I just kept shaking my head in confusion. And then someone said something to me- and my robot response snapped me back into reality.
A woman, I greatly respect, in the middle of a conversation with me said, “I’m just really confused right now… and am not sure what to do.”
My response? “Well, our God is not a god of confusion. God will show you what His Will is.” I immediately froze.
Did I really believe that? Because my actions right then were not demonstrating my belief.
All of a sudden, it was like my brain and my heart snapped back into alignment. I realized how little I had been running to God when things were getting hairy. I picked up my Bible. Verse after verse confirmed what God had been trying to whisper to me for days. “I will rescue you. Just lift up your head to me! Look for me… I am just waiting for you!”
I battled depression off and on this year; it is humbling to admit. There were times when I ached for my home to be just my home and not an open door to everyone in our church. There were times I fought off urges to isolate myself from impending harm from others, and so I built up walls to protect myself. There were times when gossip ran rampant through a neighboring church and I literally felt the betrayal anytime we bumped into someone from there.
I wanted to quit. I wanted to move away and hide. I almost came to the point where I began to ignore my God. But something stopped me.
Burgers and Spiritual Warfare
Michael, the boys and I were sitting down at a restaurant we’d never been to before, and a man and his son, sat adjacent to us at another table. He began to make friendly conversation with Michael about our boys and soon they were asking each other questions about work, our kids, where we went to church, etc. When he found out we had just planted a church, he began inquiring about it. Our food came, and the conversation sort of ceased, as we jumped into our burgers and fries.
Suddenly, he cleared his throat. “Do you ever preach on spiritual warfare?”
I almost choked on my bite. My husband answered, “I have before… but not this past year. Why do you ask?”
Yeah. Why did he ask? I wondered. Maybe I am just naive. But I have never heard anyone inquire about spiritual warfare the first time they’ve met my husband.

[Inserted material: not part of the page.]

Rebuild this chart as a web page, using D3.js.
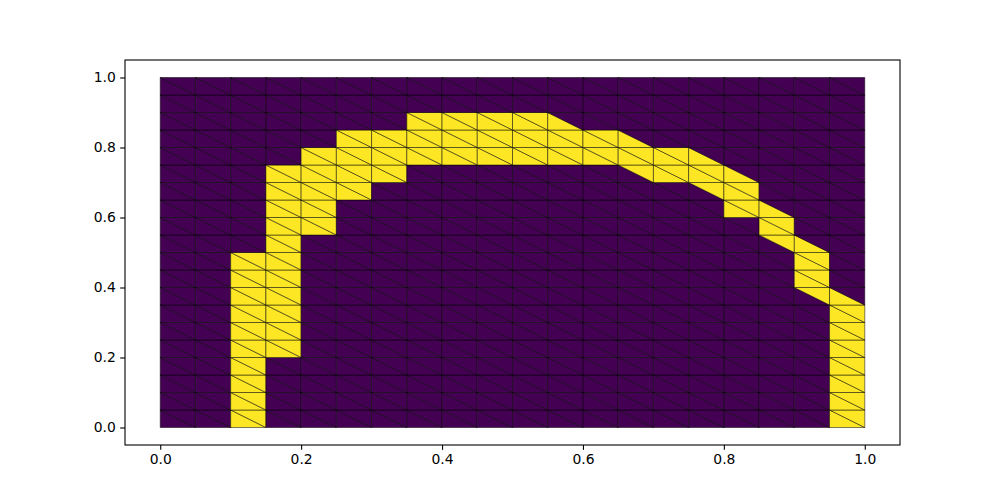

He answered my husband. And it was a legitimate answer. But it just made me scratch my head. The Holy Spirit seemed to want me to pay attention.
Later that afternoon, in the middle of worship band practice, our team admitted that they were all being attacked. Our leader spoke it well when he said, “We need to address this right now. There is some battles going on right now that we need to take to God… ” He was right. We stopped right then and there and prayed. For our team. For our church. For our families.
Our anniversary Sunday was awesome. God showed up in a big way. I felt like we were all just spectators watching Him show off. It was so good. (I’m getting teary-eyed just thinking about it.) People walked through our doors and left with huge smiles. And for the first time in a long time, I cannot wait to see my church family. Can. Not. Wait. In fact, when we bumped into several of them tonight at the soccer field, I was SO EXCITED.
God is moving at Thrive. So much so. When we don’t retreat during attacks by the Evil One, God’s Kingdom can advance. And it will continue to!